Across every fiscal year studied, men accept more contracts per lawyer overall.
Not slightly more. Consistently more.
The report notes that the gap is largest at the outset of the data collection (2019/20) but it continues in later years.
At the early-career stage, where the profession claims to be improving equity, men still receive more contracts in most years. The gap is particularly pronounced in the mid-career stage. Lawyers with 4 to 10 years of experience show the most consistent disparity. Men in this group accept more contracts than women in every year measured.
The same pattern appears when looking specifically at client-based work. These are the files that typically involve ongoing client relationships and substantive legal work. Again, men receive more of these contracts on average in every fiscal year.
This is the core inequity. Women are entering the system in greater numbers. They are not receiving the same volume of work once they are there.
The Type of Work
The disparities are not only about quantity. They also appear in the type of work assigned.
Men consistently receive more indictable and summary offence files. These are often more complex, higher-stakes, and more professionally visible cases. Differences in “major” cases are less pronounced, and administrative work shows smaller gaps.
This suggests a subtle but important pattern. Even where overall participation increases, access to the most significant work may still be uneven.
A Partial Reversal at Senior Levels
At the most senior level, the picture shifts slightly. Women with more than 10 years of experience begin to receive more contracts than men in many recent years.
This could reflect persistence. Lawyers who remain in the system long enough may eventually overcome earlier disparities.
It may also reflect attrition. If fewer women remain in practice at senior levels, those who do may absorb a larger share of the available work.
Either way, it does not erase the earlier imbalance. It highlights how long it may take to reach parity, if it is reached at all.
What About Other Marginalized Groups?
The report contains a notable limitation. Non-binary lawyers are excluded from the published data because their numbers fall below reporting thresholds.
This absence is itself revealing. When groups are too small to measure, they are often too small to meaningfully influence systems. The lack of data makes inequities harder to identify and address.
The report does not include other dimensions such as race, disability, or socioeconomic background. That means the patterns we see by gender may only be part of a broader set of disparities.
The Pattern Beneath the Numbers
Taken together, the findings point to a familiar structural issue: Access is improving. Distribution is not.
More women are entering criminal defence work through legal aid. Once inside, they receive fewer files on average, and often fewer of the most significant ones. The gap is most pronounced at the stage when careers are being built.
This is the stage where experience accumulates, reputations form, and financial stability becomes possible. Differences here have long-term consequences.
Beyond the Profession
Legal aid is not just another workplace. It is the front line of access to justice.
Who gets the work shapes who gains experience. Who gains experience shapes who becomes senior counsel. Who becomes senior counsel shapes the direction of the profession.

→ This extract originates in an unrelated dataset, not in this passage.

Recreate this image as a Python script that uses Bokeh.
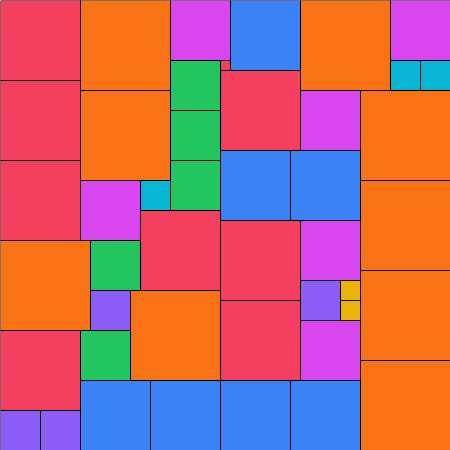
from bokeh.plotting import figure
from bokeh.models import ColumnDataSource, Range1d
from bokeh.embed import file_html
from bokeh.resources import INLINE

# Square packing: left, top, side, colour (units = pixels of a 450x450 board, y downward)
left = [0, 0, 0, 0, 220, 140, 220, 220, 220,
        80, 80, 0, 130, 300, 360, 360, 360, 360,
        170, 80, 390, 300, 300, 300,
        230, 80, 150, 220, 290, 220, 290,
        170, 170, 170, 90, 80,
        140, 390, 420,
        0, 40, 90, 300,
        340, 340]
top = [0, 80, 160, 330, 70, 210, 220, 300, 60,
       0, 90, 240, 290, 0, 90, 180, 270, 360,
       0, 180, 0, 90, 220, 320,
       0, 380, 380, 380, 380, 150, 150,
       60, 110, 160, 240, 330,
       180, 60, 60,
       410, 410, 290, 280,
       280, 300]
side = [80, 80, 80, 80, 80, 80, 80, 80, 10,
        90, 90, 90, 90, 90, 90, 90, 90, 90,
        60, 60, 60, 60, 60, 60,
        70, 70, 70, 70, 70, 70, 70,
        50, 50, 50, 50, 50,
        30, 30, 30,
        40, 40, 40, 40,
        20, 20]
colour = (["#f43f5e"] * 9 + ["#f97316"] * 9 + ["#d946ef"] * 6 + ["#3b82f6"] * 7
          + ["#22c55e"] * 5 + ["#06b6d4"] * 3 + ["#8b5cf6"] * 4 + ["#eab308"] * 2)

src = ColumnDataSource(dict(
    l=left,
    r=[a + s for a, s in zip(left, side)],
    t=top,
    b=[a + s for a, s in zip(top, side)],
    c=colour,
))

p = figure(width=450, height=450, output_backend="svg", toolbar_location=None,
           x_range=Range1d(0, 450), y_range=Range1d(450, 0),
           min_border=0, min_border_left=0, min_border_right=0,
           min_border_top=0, min_border_bottom=0)
p.axis.visible = False
p.grid.visible = False
p.outline_line_color = None
p.background_fill_color = "white"
p.border_fill_color = "white"

p.quad(left="l", right="r", top="t", bottom="b", source=src,
       fill_color="c", line_color="black", line_width=1)

html = file_html(p, INLINE)
html = html.replace("<head>", "<head><style>html,body{margin:0;padding:0;overflow:hidden}</style>", 1)
open("out.html", "w").write(html)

If access to meaningful work is uneven, the long-term composition of leadership will be uneven as well.
This is not simply a question of fairness for lawyers. It affects the quality and diversity of representation available to the public.
A System Still Sorting Itself Out
The report is careful not to explain why these patterns exist. It presents the data without assigning causes.
That restraint is appropriate. At the same time, the patterns are difficult to ignore.
The profession appears to be opening its doors more widely. Inside, the distribution of opportunity still reflects older structures.
The result is a system in transition. One that has moved past exclusion at the point of entry, while still grappling with how work, opportunity, and advancement are actually shared.